La misère des riches
Dany Laferrière a écrit qu’il ne
comprenait pas l’habitude de ses hôtes québécois d’écouter le bulletin de météo
toutes les dix minutes le matin, jusqu’au jour où il a enlevé hâtivement tuque
et foulard, la chaleur lui étant tombée sur le dos comme la misère sur celui
des pauvres gens.
C’est une question de climat qui
m’a poussé à lire Mykonos, le
quatrième roman d’Olga Duhamel-Noyer, écrivaine et éditrice. C’est aussi que ce
livre était un des dix ouvrages en présélection du Prix littéraire
France-Québec 2019, dont j’ai déjà recensé quatre autres des romans retenus.
Mykonos est une des îles grecques
les plus visitées par les touristes en quête du bleu de la mer et du blanc de
ses maisonnettes. L’image de Mykonos est celle d’une carte postale idyllique
qui a sûrement inspiré les quatre protagonistes du roman au moment de choisir
l’endroit où voyager loin de chez eux.
Christopher, Sebastian, Jules et Pavel
ne sont plus des enfants, mais des adultes dans la jeune vingtaine. Tout
indique qu’ils ont des familles aisées pouvant leur permettre un tel voyage.

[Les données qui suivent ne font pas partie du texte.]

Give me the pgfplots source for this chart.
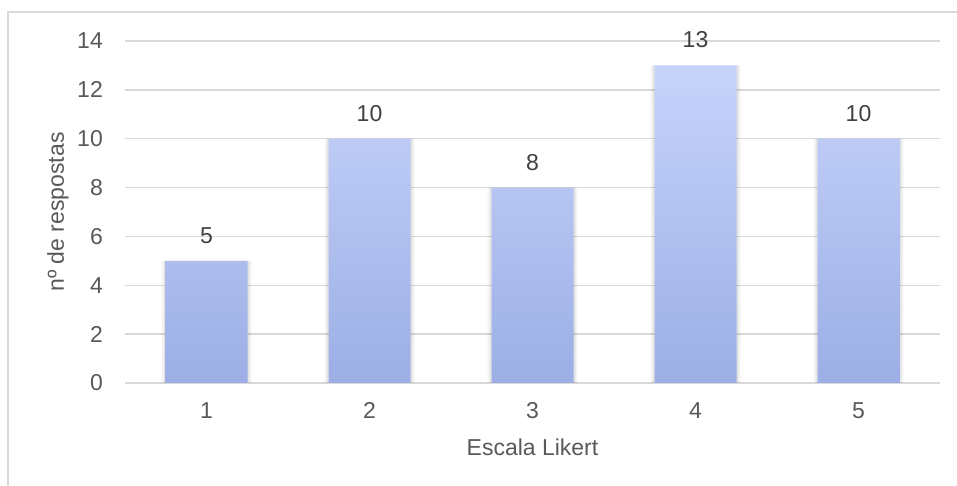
\documentclass[border=0pt]{standalone}
\usepackage{fontspec}
\setmainfont{Liberation Sans}
\usepackage{pgfplots}
\pgfplotsset{compat=1.18}
\definecolor{gridgray}{HTML}{D9D9D9}
\definecolor{txt}{HTML}{595959}
\definecolor{lbl}{HTML}{404040}
\definecolor{bartop}{HTML}{C6D3FA}
\definecolor{barbot}{HTML}{9CAEE5}
\pgfplotstableread{
x y
1 5
2 10
3 8
4 13
5 10
}\likert
\newcommand{\chartfont}{\fontsize{23}{27}\selectfont}
\begin{document}
\begin{tikzpicture}[x=1pt,y=1pt]
\useasboundingbox (0,0) rectangle (957,486);
\fill[white] (0,0) rectangle (957,486);
% chart frame
\draw[gridgray, line width=2pt] (8,0) -- (8,474) -- (957,474);
\begin{axis}[
  at={(125pt,103pt)}, anchor=south west,
  scale only axis, width=815pt, height=342pt,
  xmin=0.5, xmax=5.5, ymin=0, ymax=14,
  xtick={1,2,3,4,5}, ytick={0,2,...,14},
  axis line style={draw=none}, major tick length=0pt,
  ymajorgrids, grid style={gridgray, line width=1.5pt},
  clip=false,
  /pgf/number format/assume math mode=true,
  tick label style={font=\chartfont, text=txt},
  yticklabel style={anchor=east, inner sep=0pt, xshift=-22pt},
  xticklabel style={anchor=north, inner sep=0pt, yshift=-19pt},
  xlabel={Escala Likert},
  ylabel={nº de respostas},
  label style={font=\chartfont, text=txt},
  xlabel style={at={(axis description cs:0.5,-0.187)}, anchor=center, inner sep=0pt},
  ylabel style={at={(axis description cs:-0.0822,0.5)}, anchor=center, rotate=0, inner sep=0pt},
]
% soft shadow behind bars
\addplot[ybar, bar width=90pt, bar shift=0pt, draw=none, fill=black, fill opacity=0.04, forget plot] table[x=x,y=y] {\likert};
\addplot[ybar, bar width=86pt, bar shift=0pt, draw=none, fill=black, fill opacity=0.07, forget plot] table[x=x,y=y] {\likert};
% gradient bars
\addplot[ybar, bar width=82pt, bar shift=0pt, draw=none, top color=bartop, bottom color=barbot,
  nodes near coords,
  nodes near coords style={font=\chartfont, text=lbl, anchor=south, inner sep=0pt, yshift=17pt}]
  table[x=x,y=y] {\likert};
\end{axis}
\end{tikzpicture}
\end{document}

Sur l’île, ils habitent la maison d’un oncle de Christopher et ils peuvent
jouir des lieux comme bon leur semble.
Dès les premières pages, on
commence à apprendre qui est chacun du groupe d’amis, en commençant par
Christopher qui, d’une certaine façon, est leur hôte. C’est aussi lui qui
exerce sur eux un leadership tranquille, entre autres en les guidant dans « le
labyrinthe blanc des petites rues de Mykonos Town, la foule dense, la musique
assourdissante et l’eau turquoise qui baigne l’abord des plages, tout autant
que les côtes rocheuses de l’île grecque ».
L’état d’esprit du groupe est bien résumé en quelques phrases : « Ils
sont libres désormais dans leur famille. C’est une liberté toute neuve. Mykonos
l’amplifie. L’étau se desserre. Ils ne savent pas exactement que faire de cette
liberté nouvelle, mais ils ont le temps d’apprend ce que veut dire prendre son
temps. Pour l’instant, le temps, comme la mer, est infini. »

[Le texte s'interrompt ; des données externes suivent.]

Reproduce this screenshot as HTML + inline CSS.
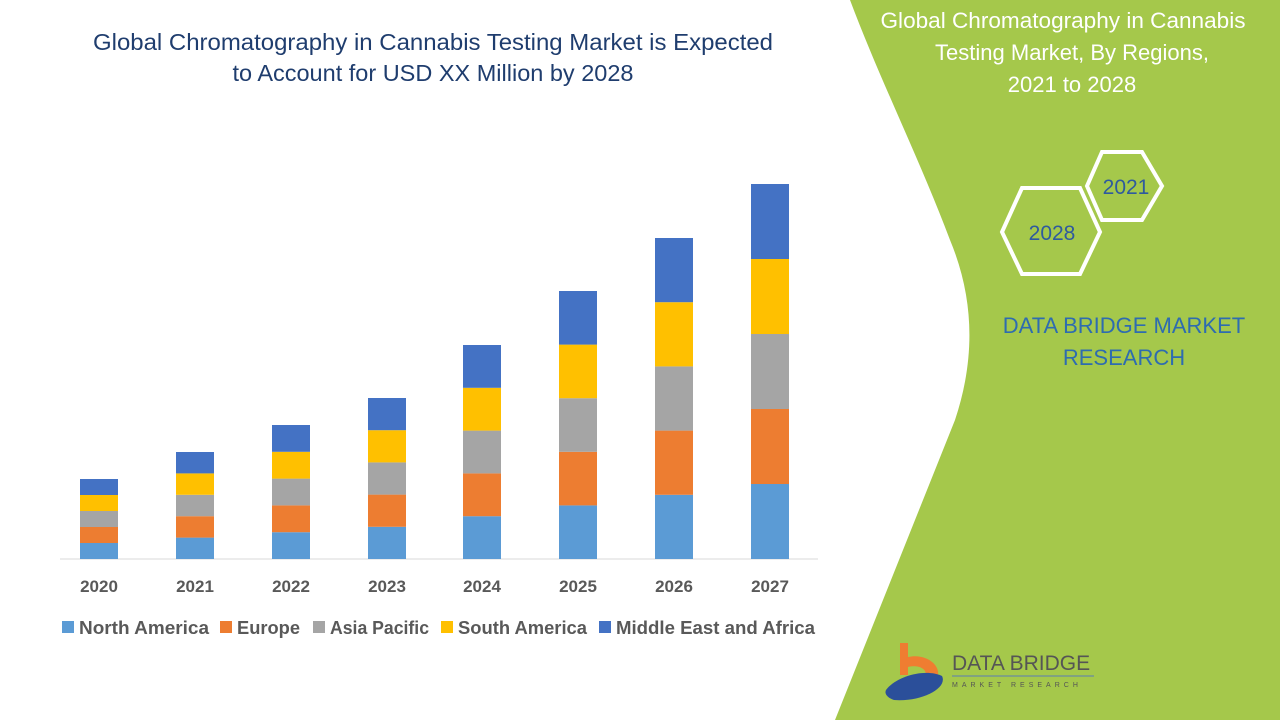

Choisir une plage, une buvette ou
un bar, acheter des lunettes soleil ou d’autres attrape-touristes, regarder les
filles et flirter avec elles, observer la drague homosexuelle: cela peut
ressembler à apprendre le désœuvrement, ce qui n’est pas le cas de tous les
quatre garçons.
Des couples se forment et se défont,
le temps de quelques heures ou d’une nuit. Les uns préfèrent l’éphémère des
amourettes, trop jeunes pour s’engager. Les autres choisissent de s’abstenir de
toutes relations, même passagères, préférant profiter du paysage et d’un repos
qui sera vite passé.
Mais, les « nuits sont
longues à Mykonos. Dans ce roman solaire, elles peuvent également être
périlleuses. » Même s’ils déambulent généralement tous ensemble, ils ne
sont pas pour autant à l’abri des moqueries ou des ennuis que les touristes
peuvent connaître ou provoquer, à tort ou à raison. Il suffira d’un faux pas
pour que ces jours de farniente tournent au drame, brisant en mille morceaux
cette espèce de bienêtre qui, tel un miroir déformant, a gagné la raison des
vacanciers.
Quand cette désastreuse
maladresse se produira, on aura compris le véritable jeu de rôle au sein du
groupe, chacun, qu’il le veuille ou non, dépendant des autres. Ainsi, même
l’individualisme exacerbé cède le pas à la solidarité obligée du moment. « Tous
pour un, un pour tous », comme a dit Dumas.
Mykonos n’est peut-être pas un très grand roman, mais
l’auteure a créé des personnages qu’on aime ou qu’on hait, un exercice
littéraire qui n’est pas rien. Sans l’écrire tel quel, elle joue des contrastes
entre la beauté naturelle du décor et la laideur derrière, entre la grandeur et
la médiocrité d’humains laissés à eux-mêmes.